I’m a pretty moderate guy. But if you convince me that our country is being led by Josef Stalin or Adolph Hitler (or the Beast!) then armed insurrection would become a moral duty.

Now, historically — with some notable exceptions — conservative activist movements have been extraordinarily peaceful and non-violent.

I can’t say this clearly enough: Despite the sometimes jarring rhetoric, conservatives have focused on winning victories at the ballot box and in the courts.

But we now have a Republican governor in Texas talking openly of secession.

We have GOP leaders arguing (with very few facts) that they’re losing elections because of ACORN-style fraud and corruption — not because voters have rejected their policies.

We have pundits like Beck insisting that Americans have been “disenfranchised” — even though we held a peaceful transition of power, via the ballot box, only a few months ago.

This doesn’t bode well for the country or the GOP.

When Democrats lost control of their “lefty loony fringe” in the 1960s and 1970s, it led to a long period in the wilderness.

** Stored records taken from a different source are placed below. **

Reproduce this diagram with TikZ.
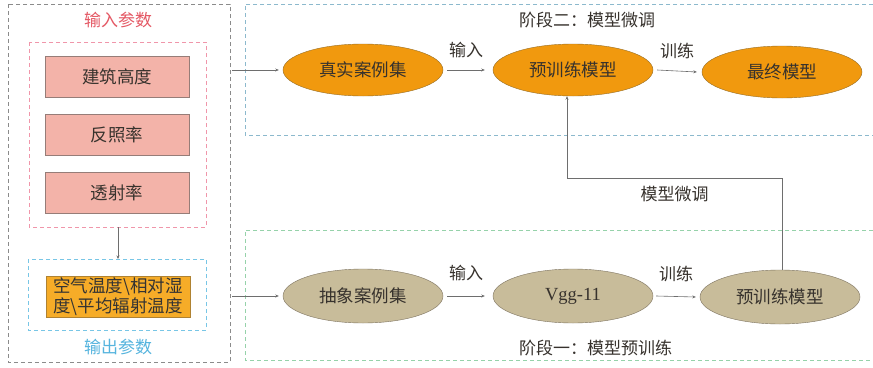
\documentclass[tikz,border=0pt]{standalone}
\usepackage{fontspec}
\newfontfamily\cjk{Noto Sans CJK SC}
\newfontfamily\lser{Liberation Serif}
\usetikzlibrary{shapes.geometric,arrows.meta}
\definecolor{ellorange}{RGB}{241,153,14}
\definecolor{ellorangeb}{RGB}{150,110,40}
\definecolor{elltan}{RGB}{200,188,154}
\definecolor{elltanb}{RGB}{125,115,95}
\definecolor{salmon}{RGB}{243,179,169}
\definecolor{salmonb}{RGB}{150,125,120}
\definecolor{outbox}{RGB}{246,172,40}
\definecolor{outboxb}{RGB}{175,130,50}
\definecolor{redtxt}{RGB}{228,88,100}
\definecolor{bluetxt}{RGB}{85,180,222}
\definecolor{pinkdash}{RGB}{240,150,170}
\definecolor{bluedash}{RGB}{120,198,230}
\definecolor{topdash}{RGB}{140,185,205}
\definecolor{botdash}{RGB}{150,210,170}
\definecolor{txt}{RGB}{55,50,45}
\definecolor{linec}{RGB}{110,110,110}
\begin{document}
\begin{tikzpicture}[x=1pt,y={(0pt,-1pt)},
  every node/.style={font=\cjk\fontsize{17.5}{20}\selectfont, text=txt, inner sep=0pt},
  ellA/.style={ellipse, draw=ellorangeb, fill=ellorange, minimum width=160, minimum height=52},
  ellB/.style={ellipse, draw=elltanb, fill=elltan, minimum width=160, minimum height=54},
  inbox/.style={rectangle, draw=salmonb, fill=salmon, minimum width=144, minimum height=41},
  dbox/.style={dashed, dash pattern=on 4pt off 3pt, line width=0.6pt},
  conn/.style={draw=linec, line width=0.6pt, -{Stealth[length=3.5pt,width=3pt]}},
  lbl/.style={font=\cjk\fontsize{17}{20}\selectfont, text=txt}
]
\useasboundingbox (0,0) rectangle (873,367);
\fill[white] (0,0) rectangle (873,367);
% left panel
\draw[dbox, draw=linec!80] (8,4) rectangle (230,362);
\node[lbl, text=redtxt] (tin) at (118,20) {输入参数};
\draw[dbox, draw=pinkdash] (29,42) rectangle (206,227);
\coordinate (pinkbot) at (118,227);
\node[inbox] (b1) at (117,76.5) {建筑高度};
\node[inbox] (b2) at (117,134.5) {反照率};
\node[inbox] (b3) at (117,192.5) {透射率};
\draw[dbox, draw=bluedash] (28,259) rectangle (206,330);
\coordinate (bluetop) at (118,259);
\node[rectangle, draw=outboxb, fill=outbox, minimum width=144, minimum height=41, align=center,
  font=\cjk\fontsize{17.5}{20}\selectfont, text=black!80] (out) at (118,296.5) {空气温度\textbackslash 相对湿\\度\textbackslash 平均辐射温度};
\node[lbl, text=bluetxt] (tout) at (118,347) {输出参数};
\draw[conn] (pinkbot) -- (bluetop);
% top stage
\draw[dbox, draw=topdash] (873,4) -- (245,4) -- (245,135) -- (873,135);
\node[lbl, anchor=west] (t2) at (519,20) {阶段二：模型微调};
\node[ellA] (r1) at (363,70) {真实案例集};
\node[ellA] (r2) at (573,70) {预训练模型};
\node[ellA] (r3) at (782,72) {最终模型};
% bottom stage
\draw[dbox, draw=botdash] (873,230) -- (245,230) -- (245,360) -- (873,360);
\node[lbl, anchor=west] (t1) at (519,348) {阶段一：模型预训练};
\node[ellB] (a1) at (363,296) {抽象案例集};
\node[ellB] (a2) at (573,296) {\lser\fontsize{18.5}{20}\selectfont Vgg-11};
\node[ellB] (a3) at (780,297) {预训练模型};
% connectors
\coordinate (lt) at (232,70);
\coordinate (lb) at (232,296);
\draw[conn] (lt) -- ([xshift=-4pt]r1.west);
\draw[conn] (lb) -- ([xshift=-4pt]a1.west);
\draw[conn] ([xshift=4pt]r1.east) -- node[lbl, above=12pt] (l1) {输入} ([xshift=-8pt]r2.west);
\draw[conn] ([xshift=4pt]r2.east) -- node[lbl, above=12pt] (l2) {训练} ([xshift=-5pt]r3.west);
\draw[conn] ([xshift=4pt]a1.east) -- node[lbl, above=15pt] (l3) {输入} ([xshift=-8pt]a2.west);
\draw[conn] ([xshift=3pt]a2.east) -- node[lbl, above=14pt] (l4) {训练} ([xshift=-4pt]a3.west);
\coordinate (fb) at (567,178);
\draw[conn] (a3.north -| 782,0) -- (782,178) -- node[lbl, below=7.5pt] (l5) {模型微调} (fb) -- (r2.south -| fb);
\end{tikzpicture}
\end{document}
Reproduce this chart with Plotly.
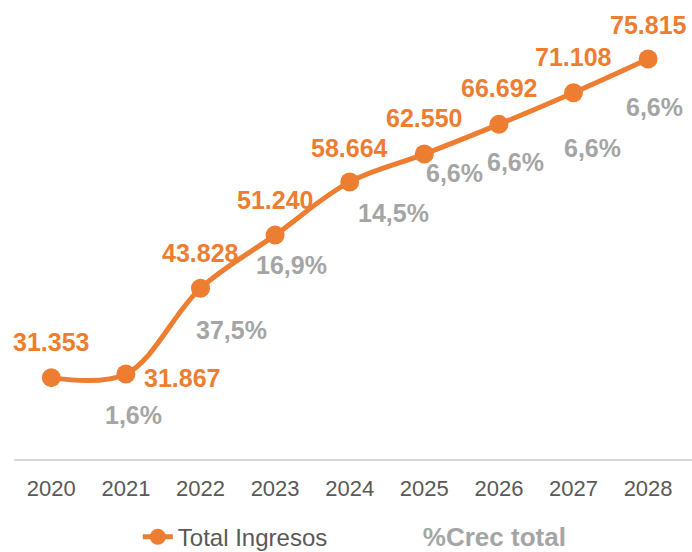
import plotly.graph_objects as go

# Revenue series and year-over-year growth
years = [2020, 2021, 2022, 2023, 2024, 2025, 2026, 2027, 2028]
total_ingresos = [31353, 31867, 43828, 51240, 58664, 62550, 66692, 71108, 75815]
crec_total = [None, 1.6, 37.5, 16.9, 14.5, 6.6, 6.6, 6.6, 6.6]
tick_labels = [str(y) for y in years]

ORANGE = "#ED7D31"
GREY = "#A5A5A5"
TEXT = "#595959"
FONT = "Arial, Liberation Sans, sans-serif"

# pixel offsets of the value labels relative to their points
value_offsets = [(0, 36), (16, -4), (0, 35), (0, 35), (0, 34), (0, 36), (0, 36), (0, 36), (0, 34)]
value_anchor = ["center", "left", "center", "center", "center", "center", "center", "center", "center"]
pct_offsets = [None, (8, -41), (31, -42), (16, -30), (44, -31), (30, -19), (17, -38), (19, -55), (6, -48)]


def fmt_thousands(v):
    return f"{v:,}".replace(",", ".")


def fmt_pct(v):
    return f"{v:.1f}".replace(".", ",") + "%"


fig = go.Figure()

fig.add_trace(go.Scatter(
    x=years, y=total_ingresos, name="Total Ingresos",
    mode="lines+markers",
    line=dict(color=ORANGE, width=5, shape="spline", smoothing=1),
    marker=dict(color=ORANGE, size=19),
))

# growth series: only shown through its labels and legend entry
fig.add_trace(go.Scatter(
    x=years, y=total_ingresos,
    name=f"<b><span style='color:{GREY};font-size:26px'>%Crec total</span></b>",
    mode="lines", line=dict(color="rgba(0,0,0,0)", width=0),
    hoverinfo="skip",
))

annotations = []
for i, (x, v) in enumerate(zip(years, total_ingresos)):
    dx, dy = value_offsets[i]
    annotations.append(dict(
        x=x, y=v, xref="x", yref="y", text=f"<b>{fmt_thousands(v)}</b>",
        showarrow=False, xshift=dx, yshift=dy,
        xanchor=value_anchor[i], yanchor="middle",
        font=dict(family=FONT, size=25, color=ORANGE),
    ))
for i, (x, v, p) in enumerate(zip(years, total_ingresos, crec_total)):
    if p is None:
        continue
    dx, dy = pct_offsets[i]
    annotations.append(dict(
        x=x, y=v, xref="x", yref="y", text=f"<b>{fmt_pct(p)}</b>",
        showarrow=False, xshift=dx, yshift=dy,
        xanchor="center", yanchor="middle",
        font=dict(family=FONT, size=25, color=GREY),
    ))

fig.update_layout(
    width=692, height=552,
    margin=dict(l=14, r=0, t=29, b=93, autoexpand=False),
    paper_bgcolor="white", plot_bgcolor="white",
    font=dict(family=FONT, color=TEXT),
    showlegend=True,
    legend=dict(
        orientation="h", x=0.544, xanchor="center", y=-0.182, yanchor="middle",
        font=dict(family=FONT, size=24, color=TEXT),
        entrywidth=200, entrywidthmode="pixels",
    ),
    annotations=annotations,
    xaxis=dict(
        range=[2019.5, 2019.5 + 678 / 74.6],
        tickvals=years, ticktext=tick_labels,
        showgrid=False, zeroline=False,
        showline=True, linecolor="#D9D9D9", linewidth=2,
        ticks="", ticklabelstandoff=9,
        tickfont=dict(family=FONT, size=22, color=TEXT),
        fixedrange=True,
    ),
    yaxis=dict(
        range=[20000, 80000], visible=False, showgrid=False, zeroline=False,
        fixedrange=True,
    ),
)

fig.write_html("out.html")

If conservatives tolerate the rise of their version of the Weathermen or the Black Panthers, their marginalization will surely be profound.

A lot of conservatives understand this.

“Republican leaders should have put a hundred miles between themselves and [Fox News pundit] Glenn Beck, the first day he began dwelling lovingly on the possibility of right-wing armed violence in the United States,” wrote David Frum, a former assistant to President George W. Bush.

Indeed. The question then is simple: Why haven’t they?